今回、満を持して刊行された復刻版は1月27日にamazonなどで一般販売を開始されたが、それに先駆けて、昨年12月30日~31日のコミックマーケット101の「アニメスタイル」のブースでも販売された。4Pのリーフレット「逆シャア本 友の会」がついており、現在の庵野秀明のコメントも追加。当時原稿チェックができなかった富野由悠季に、改めて原稿チェックもしてもらっているようだ。値段は3300円で、正直アホみたいに高い。しかし庵野秀明ファンは絶対に買わないといけない1冊である。
当時の評価は低かった『逆襲のシャア』
今でこそ『機動戦士ガンダム 逆襲のシャア』(1988年公開)はガンダムシリーズにおける重要作のように語られるが、1993年の『逆シャア 友の会』が出る頃までは微妙な評価。同作を手掛けた富野監督もアニメファンに語られるような存在ではなくなっていたという。要は、『逆シャア』ならびに富野監督の再評価のきっかけになったのが、この『逆シャア 友の会』なのだ。
『逆襲のシャア』は『機動戦士ガンダム』から14年後の世界を描いており、2作目&3作目『機動戦士Zガンダム』『機動戦士ガンダムZZ』の続きである。ストーリーは、アムロのことがムカついて仕方がないシャアが復讐するという、タイトルまんまの内容だ。
そんな『逆襲のシャア』だが、普通の感覚だとそこまで面白くはない。「地球にはちょっと休んでもらうのさ」とシャアが地球にアクシズ(小惑星)を落とそうとするのをみんなで阻止して、結果として地球は守られたというラストにも、「え、ここで終わり!?」感は残る。他の富野監督の代表的なロボットアニメに比べたら、わかりやすくスカッとしたものではないだろう。
また『逆襲のシャア』ではアムロとシャアが大人になったということで(シャアは34歳で、アムロは29歳)、男女の色恋沙汰が露骨なのも、ずっと童貞のままであろう当時の視聴者には受けなかった要因かもしれない。恋が実りかけたキャラはぶち殺されるのが富野アニメの定番であるため、それに慣れ親しんだ童貞ファンには苦痛だった可能性もなくはない。
庵野秀明のありがたい言葉がたくさん
『逆シャア 友の会』はインタビュー本だが、随所に庵野の意見が散見される。
庵野は『逆襲のシャア』を「一人の個人が、映画、それもアニメーションという文化の中でも特殊なロボットアニメというものを使って、個人というものをあそこまで露出したものはないのでは」と評価している。つまり富野という人間がむきだしに出ているのがいいのだ。富野に対しても、「全裸で踊っている感じが出ていて、好きなんです!」と断言。さらには、押井守と宮崎駿について語っているのだが、庵野は「『紅の豚』ちょっと期待したんですけどね、どこが本音だチクショウ(笑)」と語っている。カッコつけてしまった『紅の豚』は『逆襲のシャア』にはなれなかったようだ。

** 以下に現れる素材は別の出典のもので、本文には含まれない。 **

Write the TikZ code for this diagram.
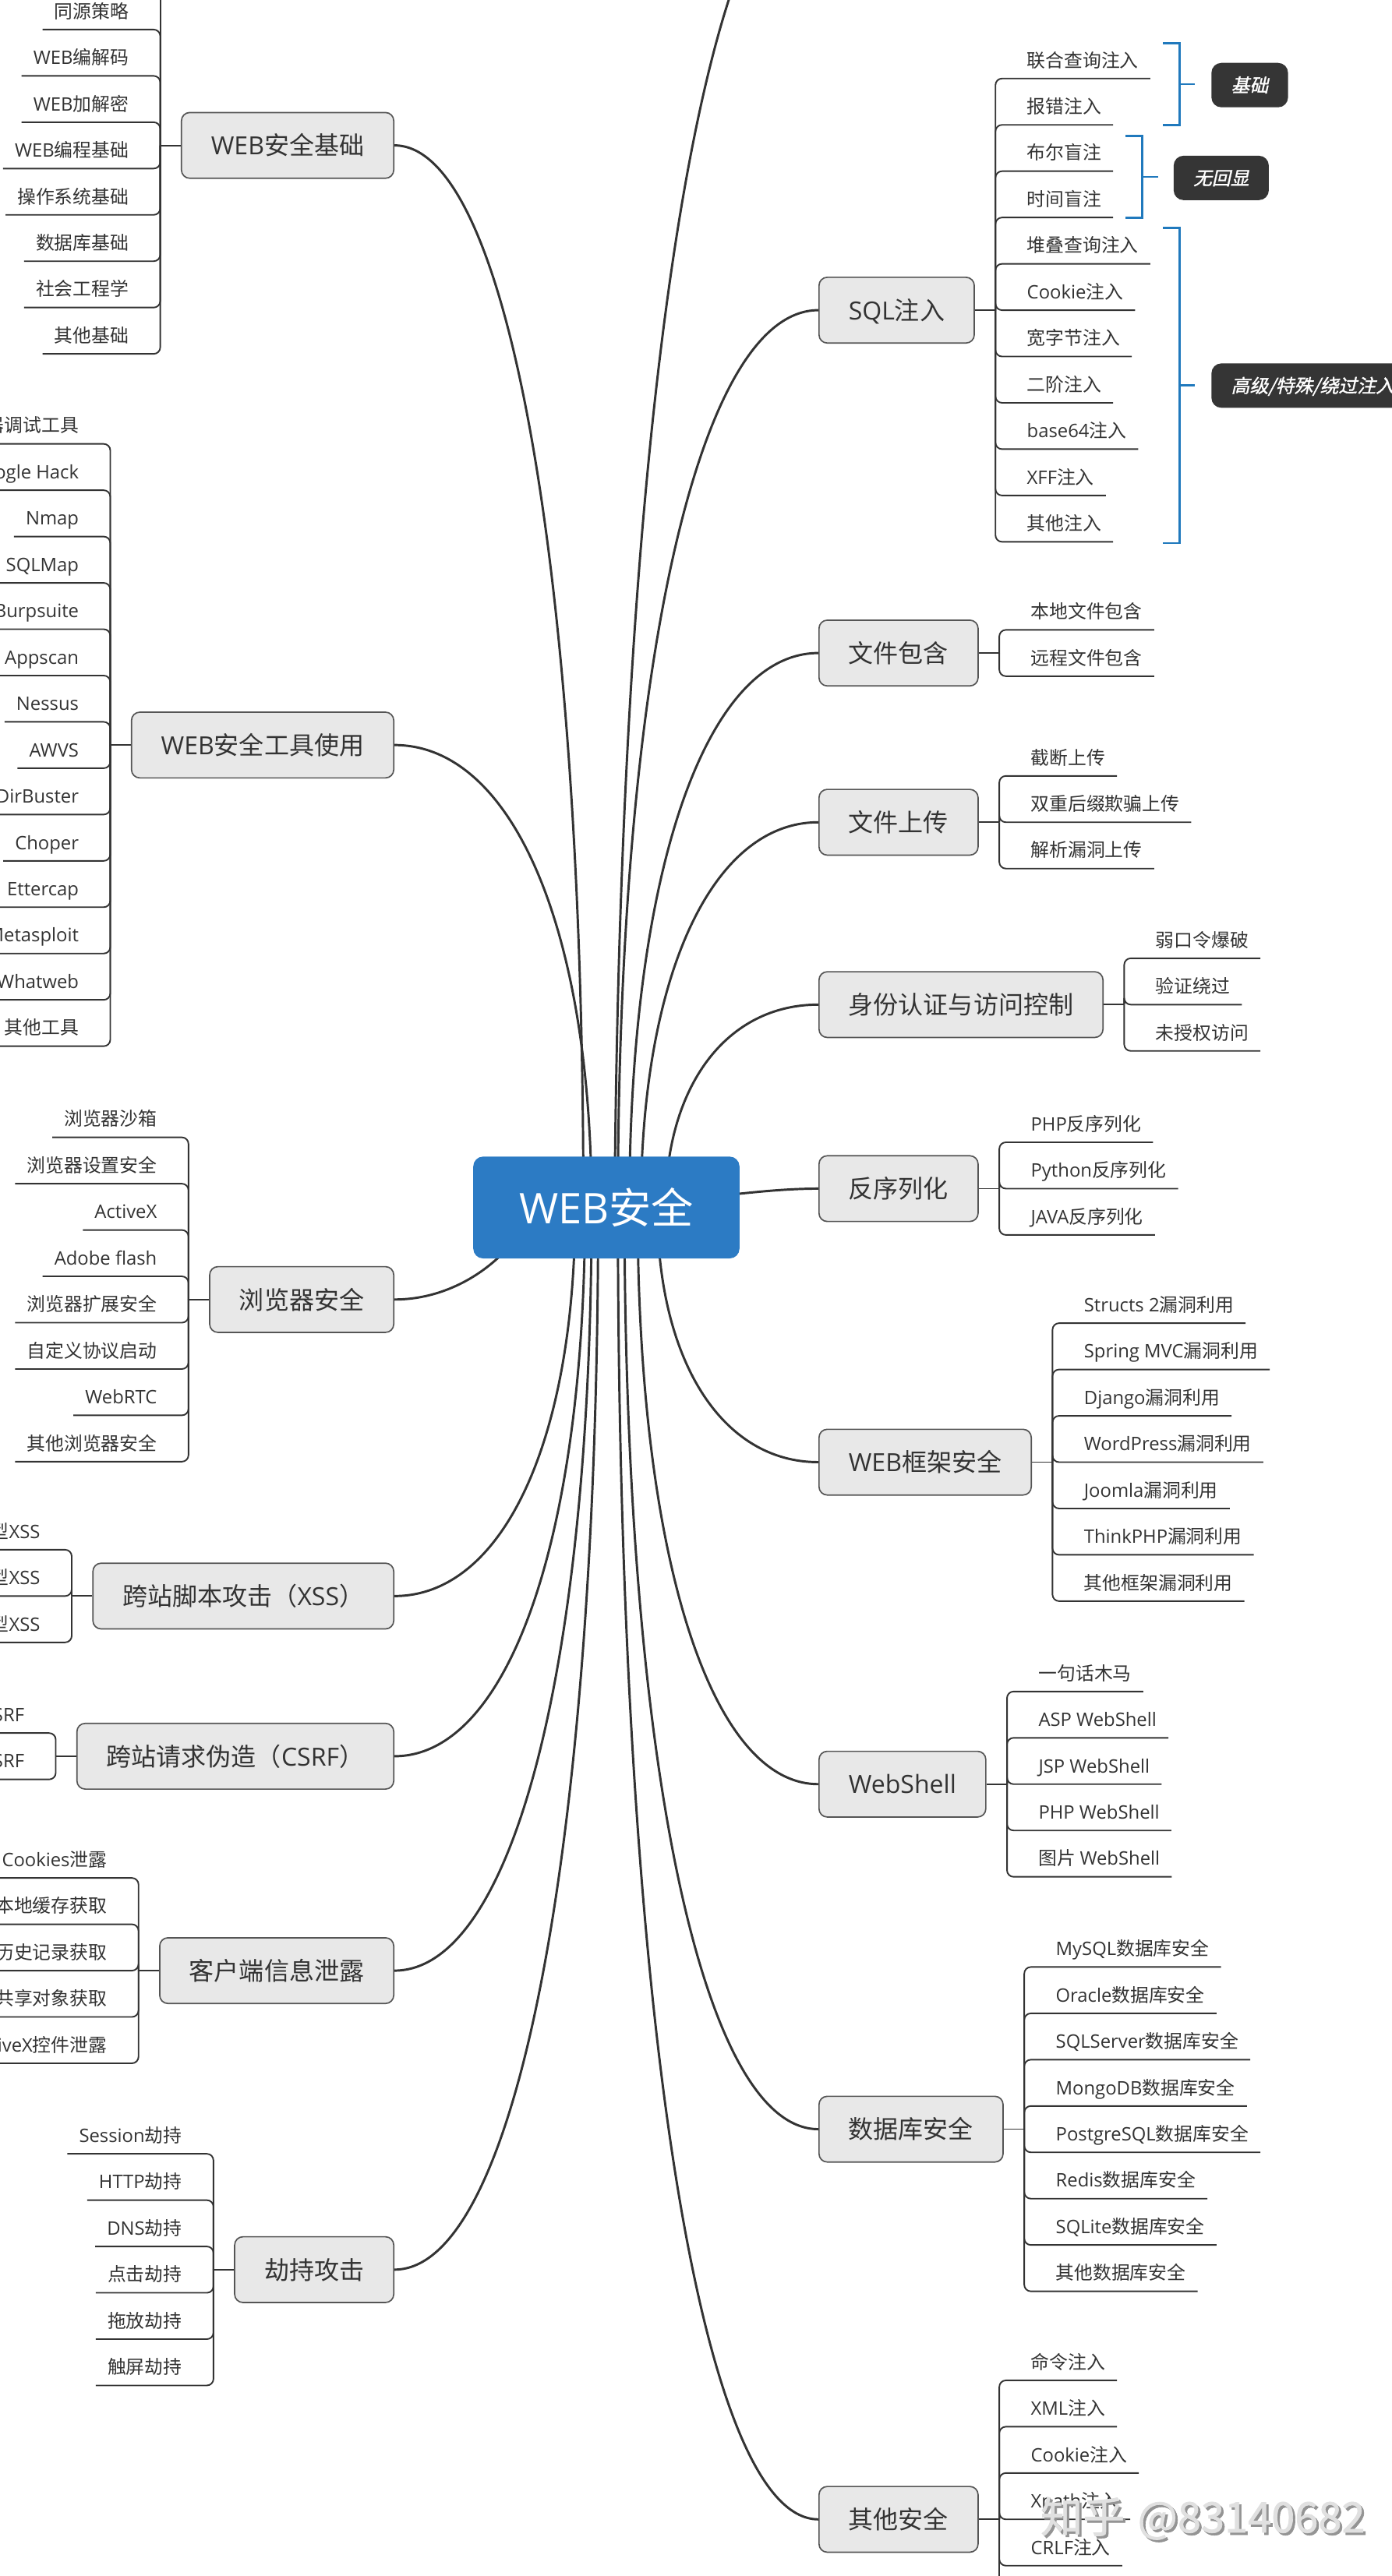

また、押井守が「庵野に関して言うとまだ自分の物を作ってないと思ってるから。『ナディア』が庵野の物だっていう気があんまりしないんですよ」と、エヴァを作る前の庵野に鋭いことを言っていた。
『ナディア』は放送局のNHKの意向が大いに入っていて(『スキゾ』参照)、その他諸々と庵野を悩ませたアニメだ。『逆襲のシャア』は富野がしがらみもなく自由にやったアニメだとされるので、当時の庵野は強くシンパシーを感じたのだろう。
元『月刊Newtype』の編集長、井上伸一郎へのインタビューでも、こう語っている。
庵野 (略)自分の相補的アイデンティティを探して、もう一度何も無いところからやろうというのが、今やってる「企画」なんですけどね。
井上 新しいやつ?
庵野 ええ。だから今度はそういう意味じゃ「本物」になるはずなんですけどね。
この新しいやつというのが、まだ影も形もなかった『新世紀エヴァンゲリオン』のことだろう。エヴァの副読書としても楽しめる『逆シャア 友の会』。庵野秀明への理解を深めるためには超!超!必読である。